■ **Work instructions**
Reproduce, character for character, the lines below from the first through the one with "const catIdx = categories.map((_, i) => i);". Leave pictures out.

■ **Data shown**
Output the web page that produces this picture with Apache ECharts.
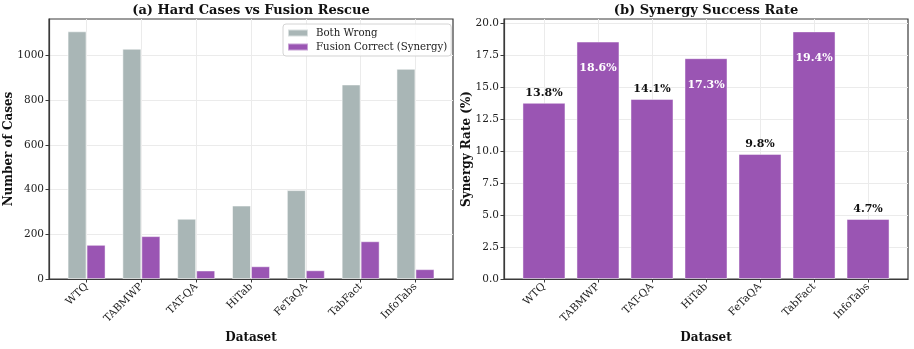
<!DOCTYPE html>
<html>
<head>
<meta charset="utf-8">
<script src="https://cdn.jsdelivr.net/npm/echarts@6/dist/echarts.min.js"></script>
<style>
html,body{margin:0;padding:0;background:#fff;}
#chart{width:914px;height:349px;}
</style>
</head>
<body>
<div id="chart"></div>
<script>
const categories = ['WTQ', 'TABMWP', 'TAT-QA', 'HiTab', 'FeTaQA', 'TabFact', 'InfoTabs'];
const bothWrong = [1109, 1031, 270, 329, 398, 871, 941];
const fusionCorrect = [153, 192, 38, 57, 39, 169, 44];
const synergyRate = [13.8, 18.6, 14.1, 17.3, 9.8, 19.4, 4.7];
const leftYTicks = [0, 200, 400, 600, 800, 1000];
const rightYTicks = [0, 2.5, 5, 7.5, 10, 12.5, 15, 17.5, 20];

const FONT = 'DejaVu Serif';
const GRAY = '#a9b6b6';
const PURPLE = '#9a55b3';
const FRAME = '#3a3a3a';
const catIdx = categories.map((_, i) => i);

function xAxisCfg(gridIndex, min, max) {
  return {
    type: 'value', gridIndex: gridIndex, min: min, max: max,
    name: 'Dataset', nameLocation: 'middle', nameGap: 53,
    nameTextStyle: { fontFamily: FONT, fontWeight: 'bold', fontSize: 12, color: '#111' },
    axisLine: { show: true, onZero: false, lineStyle: { color: FRAME, width: 1.2 } },
    axisTick: { show: true, length: 3.5, customValues: catIdx, lineStyle: { color: FRAME } },
    axisLabel: {
      customValues: catIdx, rotate: 45, margin: 6,
      fontFamily: FONT, fontSize: 10.5, color: '#222',
      formatter: v => categories[Math.round(v)]
    },
    splitLine: { show: true, lineStyle: { color: '#ebebeb', width: 1 } }
  };
}

function yAxisCfg(gridIndex, name, max, ticks, nameGap, fmt) {
  return {
    type: 'value', gridIndex: gridIndex, min: 0, max: max,
    name: name, nameLocation: 'middle', nameGap: nameGap, nameMoveOverlap: false,
    nameTextStyle: { fontFamily: FONT, fontWeight: 'bold', fontSize: 12, color: '#111' },
    axisLine: { show: true, onZero: false, lineStyle: { color: FRAME, width: 1.2 } },
    axisTick: { show: true, length: 3.5, customValues: ticks, lineStyle: { color: FRAME } },
    axisLabel: { customValues: ticks, margin: 5, fontFamily: FONT, fontSize: 10.5, color: '#222', formatter: fmt },
    splitLine: { show: true, lineStyle: { color: '#ebebeb', width: 1 } }
  };
}

const chart = echarts.init(document.getElementById('chart'), null, { renderer: 'canvas' });

const option = {
  animation: false,
  backgroundColor: '#fff',
  title: [
    { text: '(a) Hard Cases vs Fusion Rescue', left: 251, top: 4, textAlign: 'center', padding: 0,
      textStyle: { fontFamily: FONT, fontWeight: 'bold', fontSize: 13, color: '#111' } },
    { text: '(b) Synergy Success Rate', left: 706, top: 4, textAlign: 'center', padding: 0,
      textStyle: { fontFamily: FONT, fontWeight: 'bold', fontSize: 13, color: '#111' } }
  ],
  legend: {
    orient: 'vertical', left: 283, top: 24,
    padding: [4, 4, 4, 4], itemGap: 4, itemWidth: 20, itemHeight: 7,
    backgroundColor: 'rgba(255,255,255,0.85)',
    borderColor: '#d4d4d4', borderWidth: 1, borderRadius: 3,
    icon: 'rect',
    textStyle: { fontFamily: FONT, fontSize: 10.2, color: '#222', padding: [0, 0, 0, 3] },
    data: ['Both Wrong', 'Fusion Correct (Synergy)']
  },
  grid: [
    { left: 49, right: 461, top: 19, bottom: 65, show: true, borderColor: FRAME, borderWidth: 1.2, backgroundColor: '#fff' },
    { left: 504, right: 6, top: 19, bottom: 65, show: true, borderColor: FRAME, borderWidth: 1.2, backgroundColor: '#fff' }
  ],
  xAxis: [xAxisCfg(0, -0.685, 6.685), xAxisCfg(1, -0.74, 6.74)],
  yAxis: [
    yAxisCfg(0, 'Number of Cases', 1164, leftYTicks, 34, v => String(v)),
    yAxisCfg(1, 'Synergy Rate (%)', 20.37, rightYTicks, 31, v => v.toFixed(1))
  ],
  series: [
    {
      name: 'Both Wrong', type: 'bar', xAxisIndex: 0, yAxisIndex: 0,
      barWidth: 19, barGap: '0%',
      itemStyle: { color: GRAY, borderColor: 'rgba(255,255,255,0.55)', borderWidth: 1 },
      data: bothWrong.map((v, i) => [i, v])
    },
    {
      name: 'Fusion Correct (Synergy)', type: 'bar', xAxisIndex: 0, yAxisIndex: 0,
      barWidth: 19, barGap: '0%',
      itemStyle: { color: PURPLE, borderColor: 'rgba(255,255,255,0.45)', borderWidth: 1 },
      data: fusionCorrect.map((v, i) => [i, v])
    },
    {
      name: 'Synergy Rate', type: 'bar', xAxisIndex: 1, yAxisIndex: 1,
      barWidth: 43,
      itemStyle: { color: PURPLE, borderColor: 'rgba(255,255,255,0.45)', borderWidth: 1 },
      data: synergyRate.map((v, i) => {
        const inside = v > 15;
        return {
          value: [i, v],
          label: {
            show: true,
            position: inside ? 'insideTop' : 'top',
            distance: inside ? 21 : 4,
            formatter: v.toFixed(1) + '%',
            fontFamily: FONT, fontWeight: 'bold', fontSize: 11,
            color: inside ? '#fff' : '#111'
          }
        };
      })
    }
  ]
};
chart.setOption(option);
</script>
</body>
</html>
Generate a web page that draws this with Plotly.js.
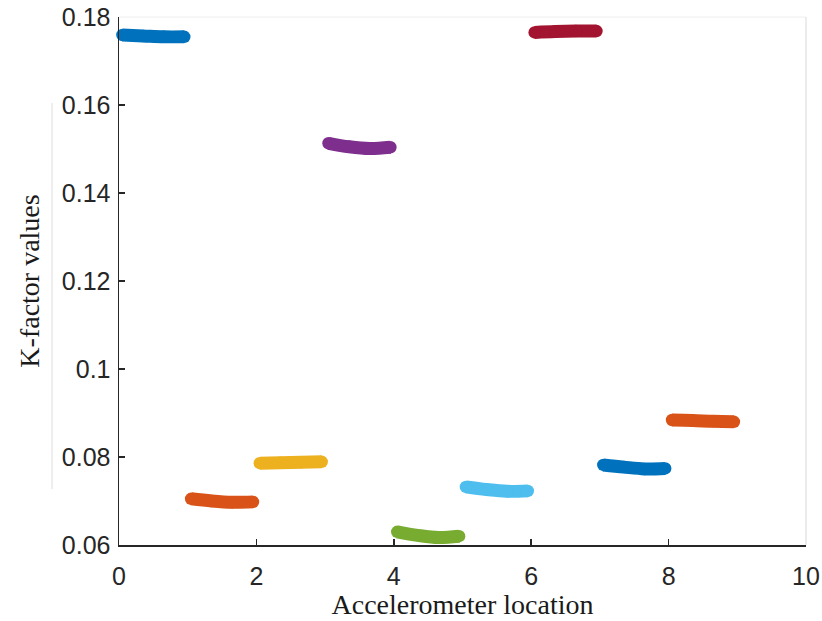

■ **Task output**
Output the web page that produces this picture with Apache ECharts.
<!DOCTYPE html>
<html>
<head>
<meta charset="utf-8">
<script src="https://cdn.jsdelivr.net/npm/echarts@6/dist/echarts.min.js"></script>
<style>
html,body{margin:0;padding:0;background:#fff;}
#chart{width:914px;height:349px;}
</style>
</head>
<body>
<div id="chart"></div>
<script>
const categories = ['WTQ', 'TABMWP', 'TAT-QA', 'HiTab', 'FeTaQA', 'TabFact', 'InfoTabs'];
const bothWrong = [1109, 1031, 270, 329, 398, 871, 941];
const fusionCorrect = [153, 192, 38, 57, 39, 169, 44];
const synergyRate = [13.8, 18.6, 14.1, 17.3, 9.8, 19.4, 4.7];
const leftYTicks = [0, 200, 400, 600, 800, 1000];
const rightYTicks = [0, 2.5, 5, 7.5, 10, 12.5, 15, 17.5, 20];

const FONT = 'DejaVu Serif';
const GRAY = '#a9b6b6';
const PURPLE = '#9a55b3';
const FRAME = '#3a3a3a';
const catIdx = categories.map((_, i) => i);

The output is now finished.